Как только Ленин получил возможность, по приезде за границу, подать свой голос в печати, в первом же номере «Искры», в декабре 1900 г. он посвятил «Китайской войне» особую статью. В ней Ленин, между прочим, писал: «Министр финансов Витте заявлял, что к 1 января 1900 г. в казначействе имеется свободная наличность в 250 милл. руб. — теперь уже этих денег нет, они ушли на войну, правительство ищет займов, увеличивает налоги, отказывается от необходимых расходов за недостатком денег, приостанавливает постройку железных дорог. Царскому правительству грозит банкротство, а оно бросается в политику завоеваний, — политику, которая не только требует громадных денежных средств, но и грозит вовлечь в еще более опасные войны. Набросившиеся на Китай европейские державы начинают уже ссориться из-за дележа добычи, и никто не в состоянии сказать, как кончатся эти ссоры».155

Здесь поистине заключалось пророчество. В тот момент, когда он писал, Ленин наверняка не знал содержания той ни с чем несравнимой по наглости и жестокости «коллективной ноты» держав, которая была передана китайскому правительству 9 декабря ст. ст. 1900 г. и послужила основой для знаменитого «заключительного протокола», над формулировками которого посланники в Пекине, в нескончаемых препирательствах, трудились до самого 25 августа (7 сентября) 1901 г., когда он был подписан китайской стороной. Тем более не знал Ленин и результата петербургских обсуждений между тремя министрами программы для сепаратных переговоров России с Китаем относительно условий «возвращения» ему Маньчжурии, а условия эти в своем развернутом виде должны были обеспечить привилегированное положение России в Китае, а не только в Маньчжурии.156

Русская дипломатия вместе со всеми империалистическими державами проделала всю процедуру пекинских переговоров, и из 500 млн руб., которые Китай обязался уплатить империалистическим хищникам в возмещение «убытков», на долю России пришлось около 184 млн руб. (тут были: убытки КВжд — 70 млн руб., прямые военные расходы — 100 млн руб. и проценты на эту сумму — 14 млн руб.). Формально был прав Ламсдорф, хвастая потом, что это был «редкий пример вполне оплаченной войны». На деле вся эта сумма была рассрочена на длительный срок, а уплаты поступали впоследствии неаккуратно157. И прав был Ленин, утверждавший, что Витте тогда же пришлось искать займа во Франции, чтобы немедля покрыть всю сумму издержек этой войны.158

Также прав оказался Ленин, утверждая, что царизм пустился тут в политику, которая «грозит вовлечь в еще более опасные войны». Эту политику царизм открывал, пустившись теперь в сепаратные переговоры с Китаем, на которых нам и надлежит несколько остановиться.

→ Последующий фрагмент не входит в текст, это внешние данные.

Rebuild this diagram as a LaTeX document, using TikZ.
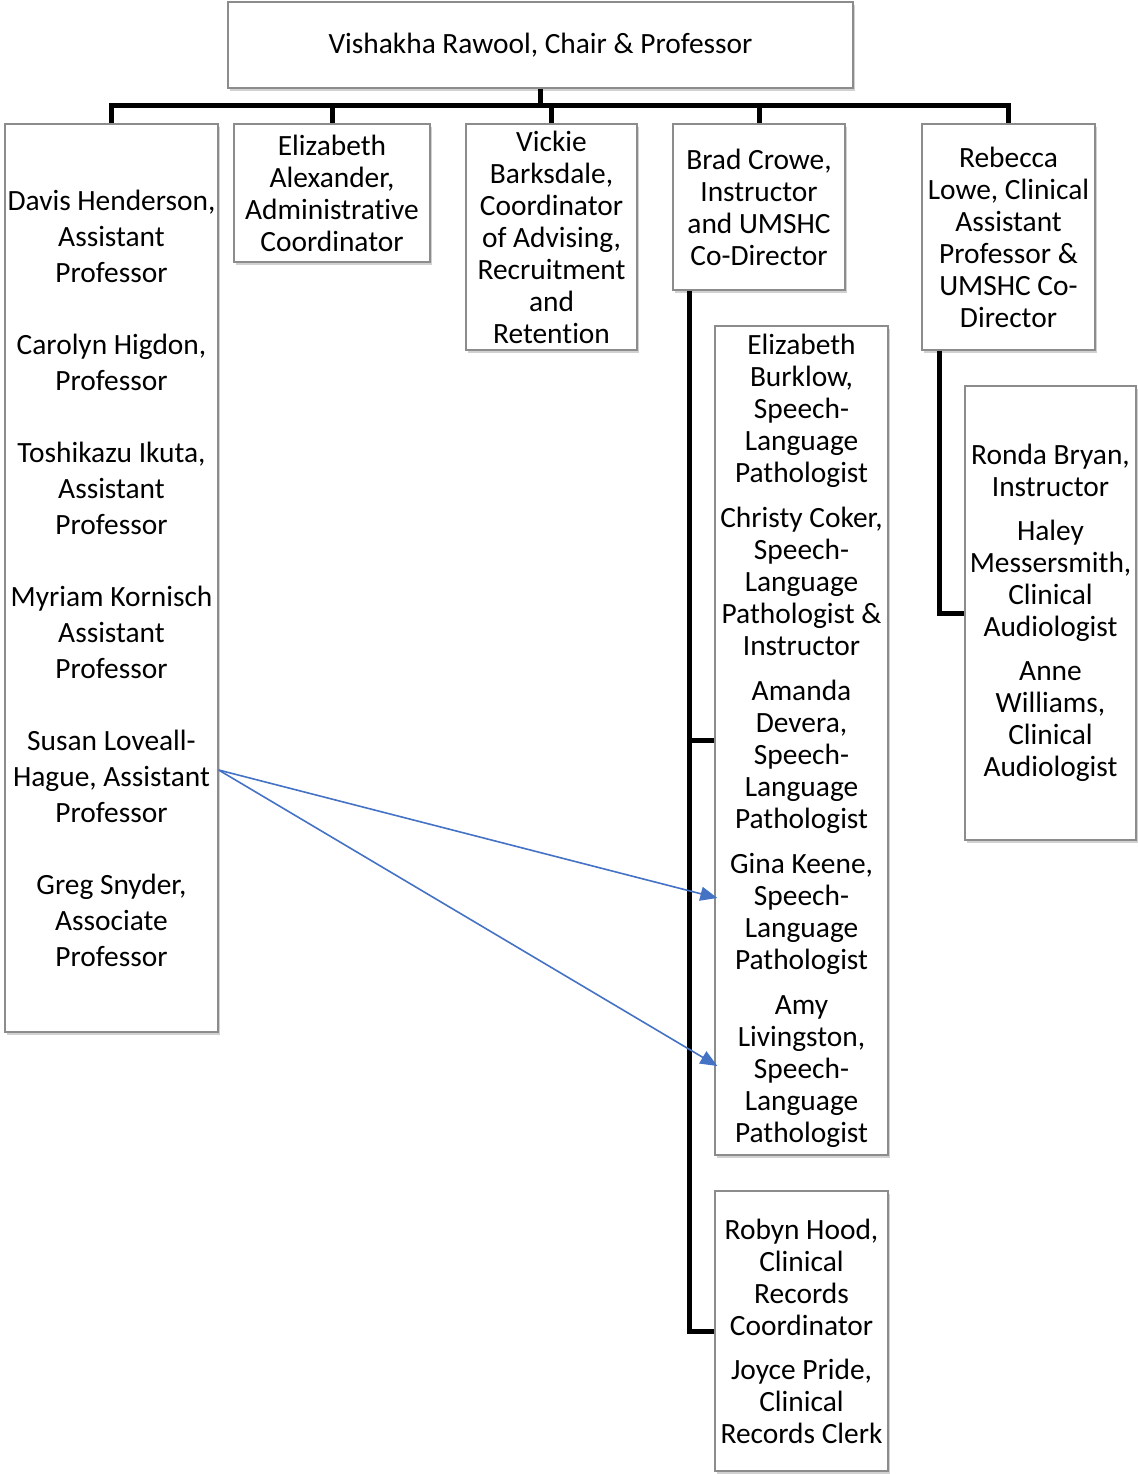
\documentclass[tikz,border=0pt]{standalone}
\usepackage{fontspec}
\setmainfont[Ligatures=NoCommon]{Carlito}
\usetikzlibrary{shadows,arrows.meta,calc}
\definecolor{boxline}{HTML}{8C8C8C}
\definecolor{arrowblue}{HTML}{4472C4}
\begin{document}
\begin{tikzpicture}[x=1pt,y=-1pt,
  orgbox/.style={draw=boxline, line width=1.3pt, fill=white, inner sep=0pt, align=center,
    font=\fontsize{29.4}{32}\selectfont,
    drop shadow={shadow xshift=1.5pt, shadow yshift=-3pt, fill=black, opacity=0.18}},
  conn/.style={draw=black, line width=5pt},
  link/.style={draw=arrowblue, line width=1.6pt, -{Triangle[length=17pt,width=14pt]}}]
\useasboundingbox (0,0) rectangle (1137,1474);

\node[orgbox, minimum width=625pt, minimum height=86pt] (top) at (540.5,45) {Vishakha Rawool, Chair \& Professor};

\node[orgbox, minimum width=213pt, minimum height=908pt, font=\fontsize{29.4}{36}\selectfont] (A) at (111.5,578)
 {Davis Henderson,\\Assistant\\Professor\\[36pt]
  Carolyn Higdon,\\Professor\\[36pt]
  Toshikazu Ikuta,\\Assistant\\Professor\\[36pt]
  Myriam Kornisch\\Assistant\\Professor\\[36pt]
  Susan Loveall-\\Hague, Assistant\\Professor\\[36pt]
  Greg Snyder,\\Associate\\Professor};

\node[orgbox, minimum width=196pt, minimum height=138pt] (B) at (332,193)
 {Elizabeth\\Alexander,\\Administrative\\Coordinator};

\node[orgbox, minimum width=171pt, minimum height=226pt] (C) at (551.5,237)
 {Vickie\\Barksdale,\\Coordinator\\of Advising,\\Recruitment\\and\\Retention};

\node[orgbox, minimum width=172pt, minimum height=166pt] (D) at (759,207)
 {Brad Crowe,\\Instructor\\and UMSHC\\Co-Director};

\node[orgbox, minimum width=173pt, minimum height=226pt] (E) at (1008.5,237)
 {Rebecca\\Lowe, Clinical\\Assistant\\Professor \&\\UMSHC Co-\\Director};

\node[orgbox, minimum width=173pt, minimum height=829pt] (F) at (801.5,740.5)
 {Elizabeth\\Burklow,\\Speech-\\Language\\Pathologist\\[13pt]
  Christy Coker,\\Speech-\\Language\\Pathologist \&\\Instructor\\[13pt]
  Amanda\\Devera,\\Speech-\\Language\\Pathologist\\[13pt]
  Gina Keene,\\Speech-\\Language\\Pathologist\\[13pt]
  Amy\\Livingston,\\Speech-\\Language\\Pathologist};

\node[orgbox, minimum width=173pt, minimum height=280pt] (G) at (801.5,1331)
 {Robyn Hood,\\Clinical\\Records\\Coordinator\\[12pt]
  Joyce Pride,\\Clinical\\Records Clerk};

\node[orgbox, minimum width=171pt, minimum height=454pt] (H) at (1050.5,613)
 {Ronda Bryan,\\Instructor\\[12pt]
  Haley\\Messersmith,\\Clinical\\Audiologist\\[12pt]
  Anne\\Williams,\\Clinical\\Audiologist};

% connectors
\draw[conn] (top.south) -- ++(0,17) coordinate (bus);
\draw[conn] (bus) -| (A.north);
\draw[conn] (bus) -| (B.north);
\draw[conn] (bus) -| (C.north);
\draw[conn] (bus) -| (D.north);
\draw[conn] (bus) -| (E.north);

\coordinate (dleg) at ($(D.south west)+(17,0)$);
\draw[conn] (dleg) |- (F.west);
\draw[conn] (dleg) |- (G.west);

\coordinate (eleg) at ($(E.south west)+(18,0)$);
\draw[conn] (eleg) |- (H.west);

% blue arrows
\coordinate (src) at (A.east |- 0,770);
\coordinate (t1) at ($(F.west |- 0,898)+(3,0)$);
\coordinate (t2) at ($(F.west |- 0,1066)+(3,0)$);
\draw[link] (src) -- (t1);
\draw[link] (src) -- (t2);
\end{tikzpicture}
\end{document}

Как-то раз (это был 1899 год) Куропаткин, в присутствии Витте, доказывал царю «что все войны в настоящее время происходят от того, что европейские государства ищут сбыта своим произведениям, чрезвычайно умножающимся вследствие непомерного развития промышленности». А отсюда наш псковский помещик приходил к выводу: «а следовательно, в видах избежания войн, мы должны тормозить успехи своей промышленности». Это было его больное место: когда, вскоре после того, Витте выдвинул вопрос «о допущении в азиатские владения России иностранцев для образования компаний и учреждения фабрик и заводов», Куропаткин сознавался (Половцову), что он «долго думал, изучал и пришел к заключению о невозможности допускать устройства промышленных компаний в Средней Азии» (заметим, что емкость среднеазиатского рынка для промышленности метрополии тогда измерялась в 8 млн руб.). И оба собеседника Куропаткина, Половцов и Витте, только руками разводили: «вот что говорил очень умный человек, но лишенный надлежащего для государственного человека образования».159

Но и у самого Витте, восполнявшего такое же отсутствие «надлежащего образования» силою своей природной одаренности, «нюха» и наскоро составлявшихся для него учено-ведомственных «справок» и анонимных «записок», была тоже своя idée fixe, выраставшая десятилетиями в условиях эпохи «вооруженного мира» и грандиозных успехов и завоеваний капитализма. Он даже в 1912 г. по-настоящему не верил в возможность европейской империалистической войны, а уже в 90-х годах тем более не мог поверить, что войны могли возникать иначе, как из-за грубых территориальных «захватов».160

Когда в критические дни января 1898 г. решался вопрос, чья возьмет: Муравьев ли со своим Ляодунским проектом, или он, Витте, со своей монголо-маньчжурской программой капиталистических монополий и банковских привилегий, — английский главнокомандующий лорд Уольслей, отвечая на шум, поднятый в прессе по поводу проекта русского займа Китаю, публично заявил о «полной готовности» британской армии на случай, «если грянет война». А Витте был убежден, что «легко поднятый шум столь же легко и уляжется», так как «немыслимо, чтобы из-за вопроса о заключении займа у банкиров той или другой страны могло возникнуть серьезное столкновение», «реальное же столкновение может вызвать лишь политика захватов». И он в дальнейшем не уставал на каждом шагу твердить во всех случаях, когда вставала угроза войны, что нужно бросить мысль о «захватах» — «и все тут».161 Итти тихой сапой банковских соглашений, глубоко скрытых дипломатических нажимов и «мирных» капитальных вложений казалось ему вернейшим средством избежать войны, лишь бы соглашения эти достаточно были оформлены двумя коммерчески связывающими себя сторонами.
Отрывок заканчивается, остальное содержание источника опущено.